□陈永华
做智慧型的教师似乎是当下很热的话题,但怎样的教师才谈得上是一名智慧型的教师,各种说法莫衷一是。如果以为掌握了一门技术,参悟了一种方法就获得了智慧的真谛,那实在是一种肤浅的认知。对于智慧,很多教师只是停留在“器”(工具)、“技”(技术)、“术”(方法)层面,缺乏“道”层面的领悟。《易经》说:“形而上者之谓道。”“道”可以理解为宇宙的本原和普遍规律。诚然,“道”是智慧的最高境界,但它也许永远只是一个可遇而不可求的目标,但是,追逐它并努力靠近它当是人类永恒的主题。
智慧只有在追逐的路上才能精进。从“道”的层面理解“智慧”的含义,或许我们可以从古希腊先哲那里找到答案。古希腊哲人苏格拉底因为认为自己是最无知的人而被德尔菲神庙的神誉为是当时世界上最具智慧的人。苏格拉底的智慧究竟在哪里?他的一生为我们做了最好的诠释:智慧的本质并不在于对真理的掌握,而在于对真理的探究。对此,他的弟子柏拉图曾用这样一句话进行表述:“智慧这个词太大了,它只适合神而不适合人,我们人只能爱智慧。”热爱的过程就是追求智慧的过程。如此,我们大概可以理解智慧的真谛。如果你只是听人家说,或是自己妄想,从妄想中来,从外面来,这都不能算是真智慧。现实生活中,我们最容易犯的也恰是那种自作聪明式的错误,把“小聪明”当作智慧,从而在“此岸”自鸣得意而止步。
追求智慧更需要的是一份谦卑虔诚之心,一份宁静执着之情。《礼记·大学》曰:“知止而后有定;定而后能静;静而后能安;安而后能虑;虑而后能得。”这段话的意思是:知道应该达到的境界才能志向坚定;志向坚定才能镇静不躁;镇静不躁才能心安理得;心安理得才能思虑周详;思虑周详才能有所收获。智慧是方向更是过程。老子说:“夫物芸芸,各复归其根。归根曰静,静曰复命。”国学大师叶曼在《智慧人生》一书中说得更直白,她说有真正智慧的人,深知人性,了之人生,所以方能宁静淡泊以处事,忠厚仁义以待人。要达到这一境界,我们需要人性的修炼,所谓“思虑周详”更是修炼所得。“思虑周详”大抵也为我们指明了智慧修炼的路径。

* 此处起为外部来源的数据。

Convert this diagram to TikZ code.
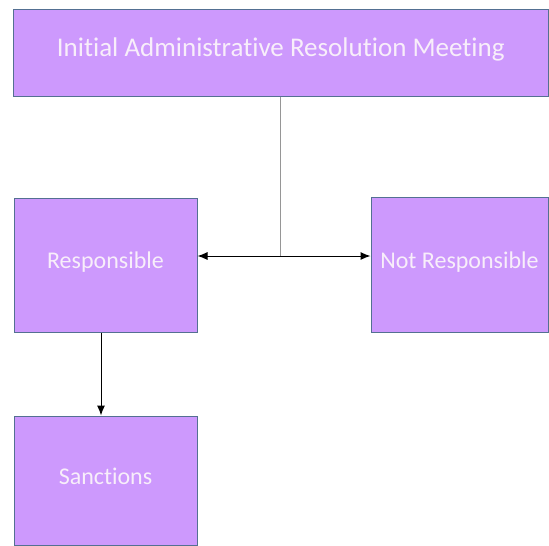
\documentclass[tikz,border=0pt]{standalone}
\usepackage{fontspec}
\setmainfont[Ligatures={NoCommon}]{Carlito}
\usetikzlibrary{arrows.meta}
\definecolor{boxfill}{RGB}{205,153,253}
\definecolor{boxline}{RGB}{84,112,146}
\definecolor{boxtext}{RGB}{248,238,250}
\definecolor{stem}{RGB}{150,150,150}
\tikzset{
  box/.style={draw=boxline, line width=1pt, fill=boxfill, text=boxtext, inner sep=0pt,
    text height=22pt, text depth=15pt, font=\fontsize{24}{28}\selectfont},
  bigbox/.style={box, font=\fontsize{27}{32}\selectfont},
  arr/.style={-{Latex[length=10pt,width=8pt]}, line width=1pt, black},
  stemline/.style={draw=stem, line width=0.8pt}
}
\begin{document}
\begin{tikzpicture}[x=1pt,y=-1pt]
\useasboundingbox (0,0) rectangle (549,546);
\node[bigbox, minimum width=534.5pt, minimum height=87pt] (top) at (280.75,52.5) {Initial Administrative Resolution Meeting};
\node[box, minimum width=183pt, minimum height=134pt] (resp) at (105.5,265) {Responsible};
\node[box, minimum width=177pt, minimum height=135pt] (notresp) at (459.5,264.5) {Not Responsible};
\node[box, minimum width=183pt, minimum height=129pt] (sanc) at (105.5,480.5) {Sanctions};
\coordinate (j) at (280,256);
\draw[stemline] (j |- top.south) -- (j);
\draw[arr] (j) -- (j -| resp.east);
\draw[arr] (j) -- (j -| notresp.west);
\draw[arr] ([xshift=-4.5pt]resp.south) -- ([xshift=-4.5pt]sanc.north);
\end{tikzpicture}
\end{document}
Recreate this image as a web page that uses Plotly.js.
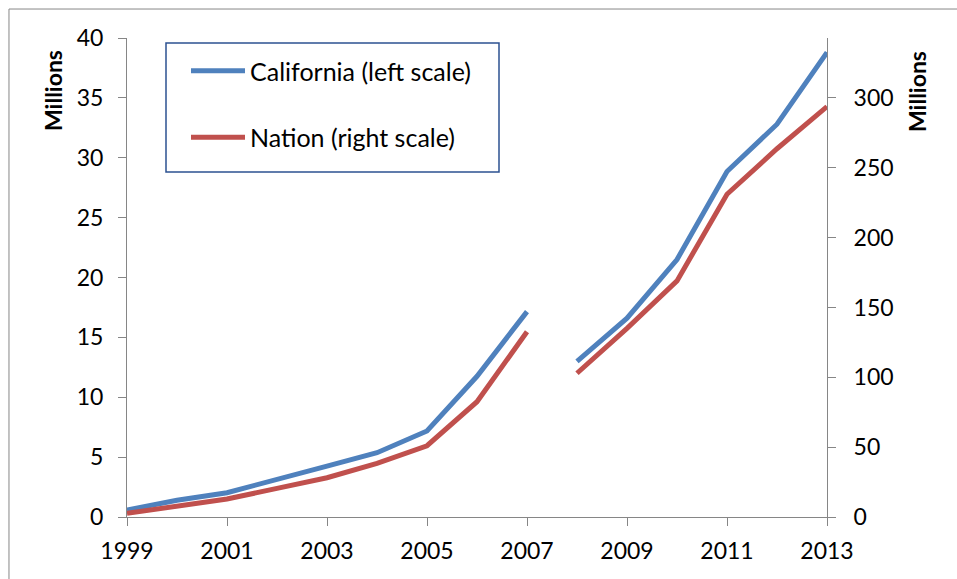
<!DOCTYPE html>
<html>
<head>
<meta charset="utf-8">
<script src="https://cdn.plot.ly/plotly-3.0.1.min.js"></script>
<style>
  html, body { margin: 0; padding: 0; background: #fff; }
  #chart { width: 957px; height: 579px; }
</style>
</head>
<body>
<div id="chart"></div>
<script>
// Years (the series break between 2007 and 2008)
const yearsEarly = [1999, 2000, 2001, 2002, 2003, 2004, 2005, 2006, 2007];
const yearsLate  = [2008, 2009, 2010, 2011, 2012, 2013];

// California, millions (left scale)
const californiaEarly = [0.58, 1.4, 2.03, 3.1, 4.25, 5.37, 7.18, 11.75, 17.15];
const californiaLate  = [13.0, 16.6, 21.5, 28.85, 32.8, 38.8];

// Nation, millions (right scale)
const nationEarly = [2.6, 7.4, 12.9, 20.5, 28.1, 38.4, 51.0, 82.5, 132.6];
const nationLate  = [102.9, 135.0, 169.0, 231.0, 263.6, 293.8];

const xTicks = [1999, 2001, 2003, 2005, 2007, 2009, 2011, 2013];
const leftTicks = [0, 5, 10, 15, 20, 25, 30, 35, 40];
const rightTicks = [0, 50, 100, 150, 200, 250, 300];

const BLUE = '#4F81BD';
const RED = '#C0504D';
const AXIS = '#868686';
const FONT = 'Lato, "Open Sans", "DejaVu Sans", sans-serif';

const traces = [
  { x: yearsEarly, y: californiaEarly, type: 'scatter', mode: 'lines', name: 'California (left scale)',
    legendgroup: 'ca', showlegend: true, line: { color: BLUE, width: 5 }, yaxis: 'y', cliponaxis: false },
  { x: yearsLate, y: californiaLate, type: 'scatter', mode: 'lines', name: 'California (left scale)',
    legendgroup: 'ca', showlegend: false, line: { color: BLUE, width: 5 }, yaxis: 'y', cliponaxis: false },
  { x: yearsEarly, y: nationEarly, type: 'scatter', mode: 'lines', name: 'Nation (right scale)',
    legendgroup: 'us', showlegend: true, line: { color: RED, width: 5 }, yaxis: 'y2', cliponaxis: false },
  { x: yearsLate, y: nationLate, type: 'scatter', mode: 'lines', name: 'Nation (right scale)',
    legendgroup: 'us', showlegend: false, line: { color: RED, width: 5 }, yaxis: 'y2', cliponaxis: false }
];

const layout = {
  width: 957, height: 579,
  margin: { l: 127, r: 130, t: 38, b: 62 },
  paper_bgcolor: '#fff', plot_bgcolor: '#fff',
  font: { family: FONT, size: 23, color: '#000' },
  showlegend: true,
  legend: {
    x: (186 - 127) / 700, y: (517 - 48) / 479, xanchor: 'left', yanchor: 'top',
    borderwidth: 0, bgcolor: 'rgba(0,0,0,0)',
    font: { family: FONT, size: 25, color: '#000' },
    tracegroupgap: 31, itemwidth: 54,
    traceorder: 'grouped'
  },
  xaxis: {
    range: [1999, 2013], tickvals: xTicks, ticktext: xTicks.map(String),
    showgrid: false, zeroline: false, showline: true, linecolor: AXIS, linewidth: 1,
    ticks: 'outside', ticklen: 8, tickcolor: AXIS, tickwidth: 1,
    ticklabelstandoff: 5,
    tickfont: { family: FONT, size: 23, color: '#000' }
  },
  yaxis: {
    range: [0, 40], tickvals: leftTicks,
    showgrid: false, zeroline: false, showline: true, linecolor: AXIS, linewidth: 1,
    ticks: 'outside', ticklen: 8, tickcolor: AXIS, tickwidth: 1,
    ticklabelstandoff: 10,
    tickfont: { family: FONT, size: 23, color: '#000' }
  },
  yaxis2: {
    range: [0, 40 * 300 / 35], tickvals: rightTicks, overlaying: 'y', side: 'right',
    showgrid: false, zeroline: false, showline: true, linecolor: AXIS, linewidth: 1,
    ticks: 'outside', ticklen: 8, tickcolor: AXIS, tickwidth: 1,
    ticklabelstandoff: 13,
    tickfont: { family: FONT, size: 23, color: '#000' }
  },
  annotations: [
    { text: '<b>Millions</b>', xref: 'paper', yref: 'paper', x: (53 - 127) / 700, y: (517 - 91) / 479,
      xanchor: 'center', yanchor: 'middle', textangle: -90, showarrow: false,
      font: { family: FONT, size: 23, color: '#000' } },
    { text: '<b>Millions</b>', xref: 'paper', yref: 'paper', x: (917 - 127) / 700, y: (517 - 92) / 479,
      xanchor: 'center', yanchor: 'middle', textangle: -90, showarrow: false,
      font: { family: FONT, size: 23, color: '#000' } }
  ],
  shapes: [
    { type: 'rect', xref: 'paper', yref: 'paper', x0: -0.1686, x1: 1.5, y0: -0.5, y1: 1.0605,
      line: { color: '#878787', width: 1 }, fillcolor: 'rgba(0,0,0,0)', layer: 'below' },
    { type: 'rect', xref: 'paper', yref: 'paper',
      x0: (166 - 127) / 700, x1: (499 - 127) / 700, y0: (517 - 172) / 479, y1: (517 - 43) / 479,
      line: { color: '#2C5191', width: 1.5 }, fillcolor: '#fff', layer: 'above' }
  ]
};

Plotly.newPlot('chart', traces, layout, { displayModeBar: false, staticPlot: true });
</script>
</body>
</html>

发现问题、寻找问题应是我们探寻真智慧之路的第一要素。在通往结满智慧之果的彼岸道路上,我们披什么荆?斩什么棘?除了“问题”,还是“问题”。其实,相信大家也都会承认,没有“问题”的教学生活一定是“无精打采”、乏味单调的。追求真智慧是一种积极的人生态度。因此,绝不能止于发现问题,而是要设法破解问题。这样,创新实践自然理应成为第二要素。
教师工作的实践性特点也为创新实践提供了机会和可能。当然,这一切成为可能的一个重要前提还在于我们应努力学会和懂得不让偏见蒙蔽双眼。美国教育心理学家威廉·詹姆斯曾经说:“有太多这样的人,在他们自认为思考的时候,只不过是在重复自己的偏见。”在智慧的探寻路上,结果不全是不可预设的,我们的孩子不全是我们能读懂的。因此,时常进行师生角色以及预设与结果的逆向思考就显得尤为重要。此外,我们还须懂得,我们处在和孩子共同成长的系统中,我们所掌握的和所能教授的知识也是在同一个知识系统中,所以,一种系统的思考能力对我们来说弥足珍贵。在这里,我们大抵可以发现,教育的终极目标与智慧的追寻目标是契合的,其最终的指向都是人的一种幸福。
国学大师南怀瑾曾说,真正的智慧到了最后,无所谓智慧不智慧。的确,我们没有办法言明,也没有办法获得智慧,只能走在教与学的过程中,让我们的思维不断强大,不断靠近智慧;少一份狂妄,多一份谦卑;少一份排斥,多一份接纳;少一份武断,多一份倾听;少一份所谓“意义”的功利性追逐,多一份回归本源的“无意义”庆祝,挣脱工具理性的枷锁,求得自身的解放,愉悦教育生活。